At the heart of the story is Esmae Rey, a girl raised far from her homeland of Kali who wants, more than anything, to return to the family she lost. That longing shapes almost every choice she makes. Around her are rival heirs, dangerous relatives, old prophecies, and Titania, a sentient warship whose power can tip the balance of whole kingdoms. Everyone wants a crown, a home, or revenge, and often they want all three at once.
That is where the trouble starts.
What makes this trilogy work is the way the huge setting never buries the personal stakes. There are battles, monsters, and galaxy-spanning politics, but the emotional engine is much closer in: siblings who wound each other, parents whose secrets linger, and people torn between loyalty and fury.
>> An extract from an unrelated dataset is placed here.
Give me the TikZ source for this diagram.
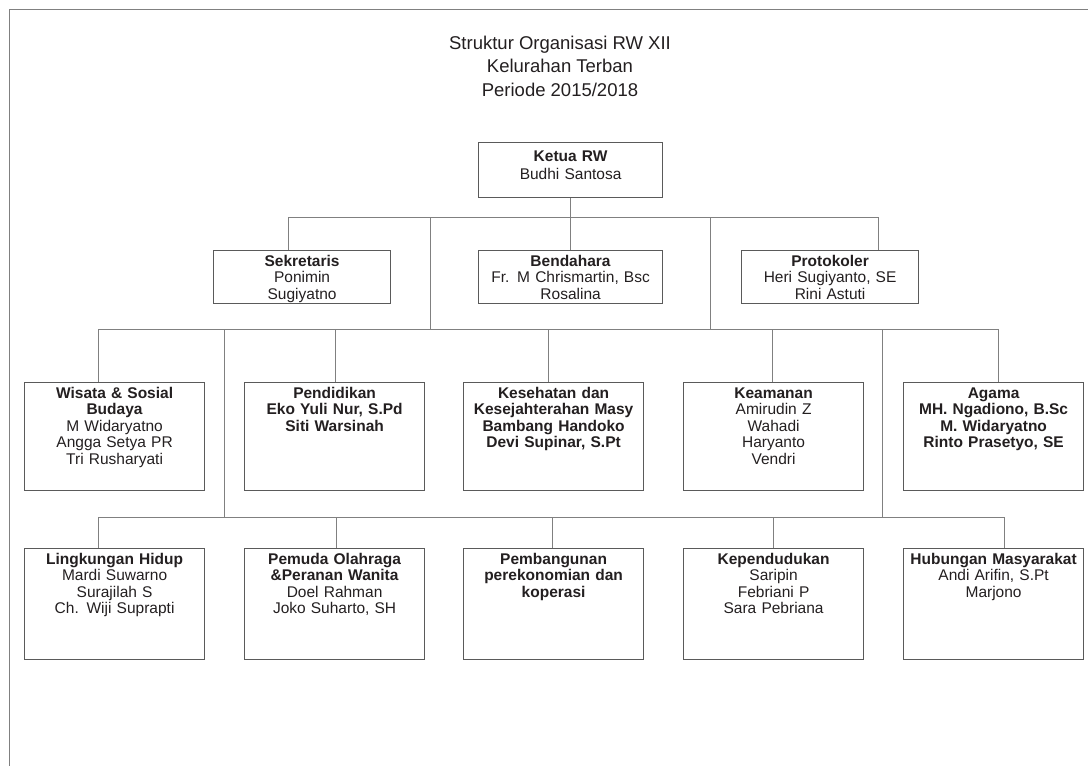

Esmae is not trying to save the universe because she is noble in the abstract. She is trying to survive the people she loves.
The story keeps widening as it goes. A contest in A Spark of White Fire turns into open conflict in A House of Rage and Sorrow, and by A War of Swallowed Stars the series is dealing with full-scale war, ancient bargains, and a threat big enough to swallow the stars themselves. Even as the scale grows, Mandanna keeps returning to the same question: what do family bonds mean when love and harm are tangled together?
This is not a gentle trilogy.
Expect a fast-moving mix of science fiction and fantasy, with gods beside starships and prophecy beside political maneuvering. The tone is intense rather than cozy, and the books are happiest when loyalties split, plans fail, and characters have to face the cost of what they wanted. If you like space opera with real feeling in it, or retellings that use myth as a framework instead of a cage, this series has a lot to dig into.